*** Material shown ***
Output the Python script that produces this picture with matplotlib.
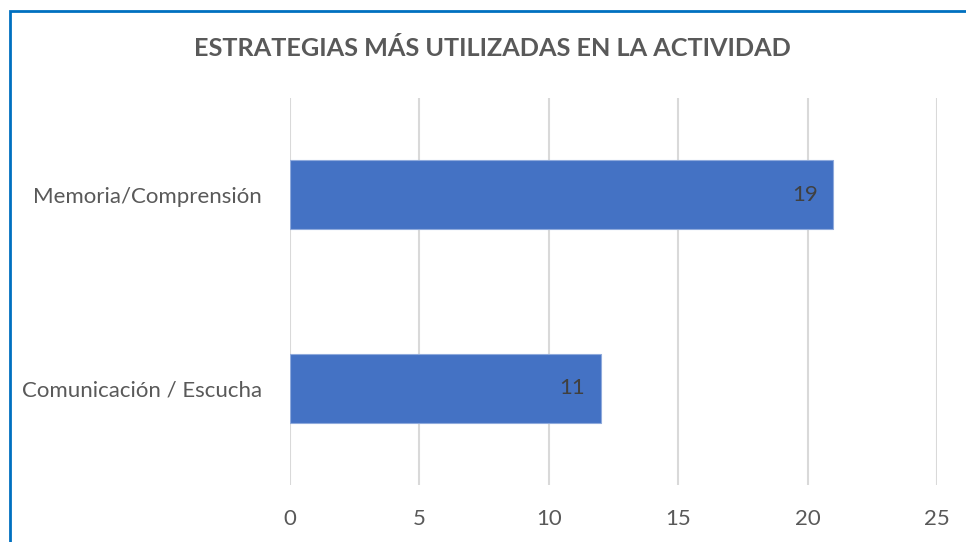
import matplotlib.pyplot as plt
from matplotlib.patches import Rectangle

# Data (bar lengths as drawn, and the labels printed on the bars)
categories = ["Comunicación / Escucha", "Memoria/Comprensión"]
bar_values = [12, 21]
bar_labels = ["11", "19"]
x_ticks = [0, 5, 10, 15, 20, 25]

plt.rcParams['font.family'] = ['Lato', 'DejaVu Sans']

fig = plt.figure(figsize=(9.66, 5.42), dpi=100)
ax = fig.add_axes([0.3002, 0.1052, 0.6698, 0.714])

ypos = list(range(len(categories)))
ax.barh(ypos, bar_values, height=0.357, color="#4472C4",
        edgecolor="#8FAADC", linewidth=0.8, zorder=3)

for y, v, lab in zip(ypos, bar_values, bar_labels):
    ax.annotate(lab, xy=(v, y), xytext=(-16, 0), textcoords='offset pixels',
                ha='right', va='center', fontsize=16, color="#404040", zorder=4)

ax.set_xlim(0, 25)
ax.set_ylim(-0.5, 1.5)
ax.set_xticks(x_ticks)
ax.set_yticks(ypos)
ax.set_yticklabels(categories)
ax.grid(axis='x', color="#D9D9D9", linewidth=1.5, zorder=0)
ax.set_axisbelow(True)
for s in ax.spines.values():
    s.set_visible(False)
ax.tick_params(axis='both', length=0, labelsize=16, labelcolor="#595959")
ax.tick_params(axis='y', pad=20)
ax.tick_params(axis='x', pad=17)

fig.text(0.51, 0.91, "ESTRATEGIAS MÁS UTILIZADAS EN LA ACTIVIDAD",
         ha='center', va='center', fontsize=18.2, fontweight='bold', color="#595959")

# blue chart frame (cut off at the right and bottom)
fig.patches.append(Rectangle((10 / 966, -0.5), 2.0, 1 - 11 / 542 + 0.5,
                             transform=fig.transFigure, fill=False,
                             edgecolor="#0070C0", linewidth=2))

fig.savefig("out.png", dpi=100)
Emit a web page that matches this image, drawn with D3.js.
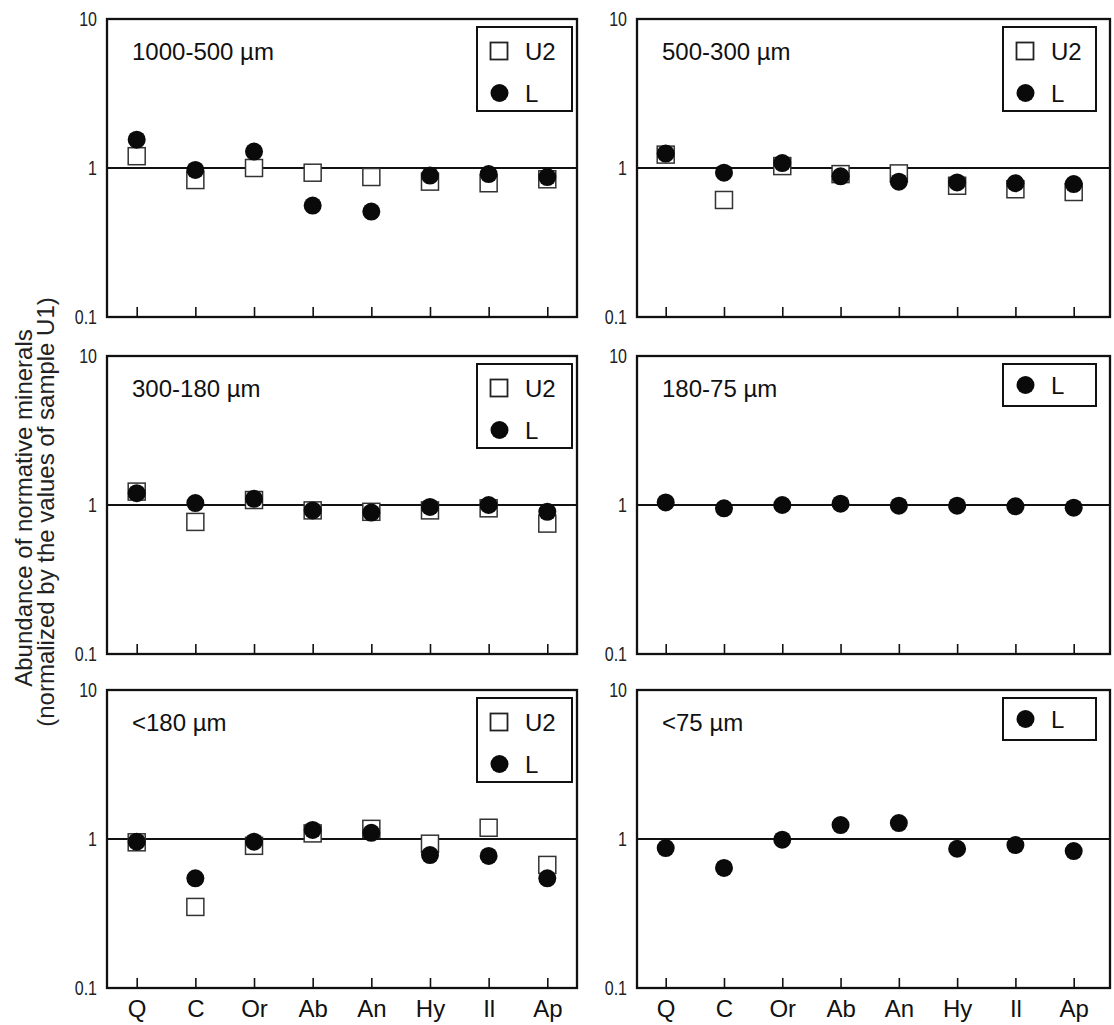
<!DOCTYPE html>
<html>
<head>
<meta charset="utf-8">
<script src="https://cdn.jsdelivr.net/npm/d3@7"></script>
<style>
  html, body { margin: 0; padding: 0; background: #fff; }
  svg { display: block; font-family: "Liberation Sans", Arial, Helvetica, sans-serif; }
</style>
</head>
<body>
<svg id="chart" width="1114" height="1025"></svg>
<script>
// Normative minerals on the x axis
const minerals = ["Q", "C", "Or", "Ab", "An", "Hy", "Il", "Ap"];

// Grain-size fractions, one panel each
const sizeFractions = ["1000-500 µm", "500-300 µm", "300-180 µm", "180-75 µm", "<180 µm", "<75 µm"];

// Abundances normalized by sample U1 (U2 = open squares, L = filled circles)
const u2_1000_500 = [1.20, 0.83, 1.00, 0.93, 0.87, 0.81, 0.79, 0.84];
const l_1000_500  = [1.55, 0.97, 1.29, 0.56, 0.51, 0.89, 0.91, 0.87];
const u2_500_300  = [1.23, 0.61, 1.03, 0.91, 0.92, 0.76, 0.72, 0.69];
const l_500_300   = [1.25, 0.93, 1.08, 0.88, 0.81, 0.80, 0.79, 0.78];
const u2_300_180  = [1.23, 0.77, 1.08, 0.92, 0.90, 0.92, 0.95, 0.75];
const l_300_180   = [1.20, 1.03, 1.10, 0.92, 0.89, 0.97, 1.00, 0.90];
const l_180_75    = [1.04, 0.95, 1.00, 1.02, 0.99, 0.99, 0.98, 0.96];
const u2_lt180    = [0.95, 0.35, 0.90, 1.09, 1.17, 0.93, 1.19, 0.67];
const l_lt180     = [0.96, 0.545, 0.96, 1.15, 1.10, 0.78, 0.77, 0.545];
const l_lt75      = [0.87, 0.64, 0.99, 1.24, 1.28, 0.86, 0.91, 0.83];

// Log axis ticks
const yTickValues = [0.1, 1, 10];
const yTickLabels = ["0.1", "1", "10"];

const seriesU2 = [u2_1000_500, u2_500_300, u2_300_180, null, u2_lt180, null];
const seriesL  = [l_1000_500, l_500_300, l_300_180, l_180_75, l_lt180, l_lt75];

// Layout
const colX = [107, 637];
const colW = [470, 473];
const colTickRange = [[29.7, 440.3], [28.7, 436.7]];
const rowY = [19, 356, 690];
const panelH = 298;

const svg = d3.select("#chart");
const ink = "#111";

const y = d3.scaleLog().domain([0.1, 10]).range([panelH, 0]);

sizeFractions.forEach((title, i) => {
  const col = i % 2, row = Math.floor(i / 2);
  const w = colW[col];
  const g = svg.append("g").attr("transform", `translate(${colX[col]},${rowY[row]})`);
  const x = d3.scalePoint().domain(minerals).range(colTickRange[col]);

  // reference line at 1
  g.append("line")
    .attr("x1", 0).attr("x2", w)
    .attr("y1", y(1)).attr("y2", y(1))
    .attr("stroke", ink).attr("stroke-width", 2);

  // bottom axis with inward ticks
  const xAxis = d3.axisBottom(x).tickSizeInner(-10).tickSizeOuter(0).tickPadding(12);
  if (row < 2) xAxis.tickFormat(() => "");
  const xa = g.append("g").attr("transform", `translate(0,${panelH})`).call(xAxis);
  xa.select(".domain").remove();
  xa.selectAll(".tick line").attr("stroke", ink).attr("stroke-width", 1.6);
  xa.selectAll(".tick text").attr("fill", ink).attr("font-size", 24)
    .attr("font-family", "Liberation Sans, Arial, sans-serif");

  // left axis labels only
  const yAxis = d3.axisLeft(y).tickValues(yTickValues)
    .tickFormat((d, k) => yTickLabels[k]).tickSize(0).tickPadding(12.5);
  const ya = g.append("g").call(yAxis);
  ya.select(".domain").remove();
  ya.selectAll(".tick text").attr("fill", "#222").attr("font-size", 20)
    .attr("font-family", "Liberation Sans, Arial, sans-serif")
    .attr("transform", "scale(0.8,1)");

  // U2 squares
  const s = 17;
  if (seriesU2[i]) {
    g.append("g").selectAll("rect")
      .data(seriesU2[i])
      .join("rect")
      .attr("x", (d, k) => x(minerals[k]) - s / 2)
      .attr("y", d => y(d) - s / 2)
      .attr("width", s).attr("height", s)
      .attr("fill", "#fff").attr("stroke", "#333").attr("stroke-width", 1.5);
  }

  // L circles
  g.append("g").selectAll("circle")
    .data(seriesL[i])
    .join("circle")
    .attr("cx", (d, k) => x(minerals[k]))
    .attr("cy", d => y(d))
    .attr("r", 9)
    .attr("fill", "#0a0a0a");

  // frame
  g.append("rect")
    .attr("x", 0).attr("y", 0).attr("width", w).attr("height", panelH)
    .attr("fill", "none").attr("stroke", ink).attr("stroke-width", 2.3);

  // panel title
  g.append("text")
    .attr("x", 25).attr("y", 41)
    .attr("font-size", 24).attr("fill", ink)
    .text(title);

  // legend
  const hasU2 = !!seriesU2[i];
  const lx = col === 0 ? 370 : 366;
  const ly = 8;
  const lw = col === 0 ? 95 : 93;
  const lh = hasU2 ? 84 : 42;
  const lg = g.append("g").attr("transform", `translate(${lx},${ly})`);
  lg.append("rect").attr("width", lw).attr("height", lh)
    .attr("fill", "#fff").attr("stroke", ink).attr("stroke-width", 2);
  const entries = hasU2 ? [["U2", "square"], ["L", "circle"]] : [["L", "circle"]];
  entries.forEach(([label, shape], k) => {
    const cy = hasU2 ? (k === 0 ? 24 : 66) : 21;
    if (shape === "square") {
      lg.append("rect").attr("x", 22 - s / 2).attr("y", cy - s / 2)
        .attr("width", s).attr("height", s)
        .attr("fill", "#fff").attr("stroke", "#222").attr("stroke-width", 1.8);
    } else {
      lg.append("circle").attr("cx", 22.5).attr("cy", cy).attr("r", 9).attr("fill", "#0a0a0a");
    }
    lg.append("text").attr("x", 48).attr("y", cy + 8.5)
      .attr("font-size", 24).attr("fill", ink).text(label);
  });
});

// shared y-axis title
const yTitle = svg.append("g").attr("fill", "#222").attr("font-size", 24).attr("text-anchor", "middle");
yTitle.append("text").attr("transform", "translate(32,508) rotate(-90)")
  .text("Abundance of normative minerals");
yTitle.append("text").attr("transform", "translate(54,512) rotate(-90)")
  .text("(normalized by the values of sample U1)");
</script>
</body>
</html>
***
Instructions for the task
Pull out every line in the material above where "script" occurs.

Result of the task
Output the Python script that produces this picture with matplotlib.
<script src="https://cdn.jsdelivr.net/npm/d3@7"></script>
<script>
</script>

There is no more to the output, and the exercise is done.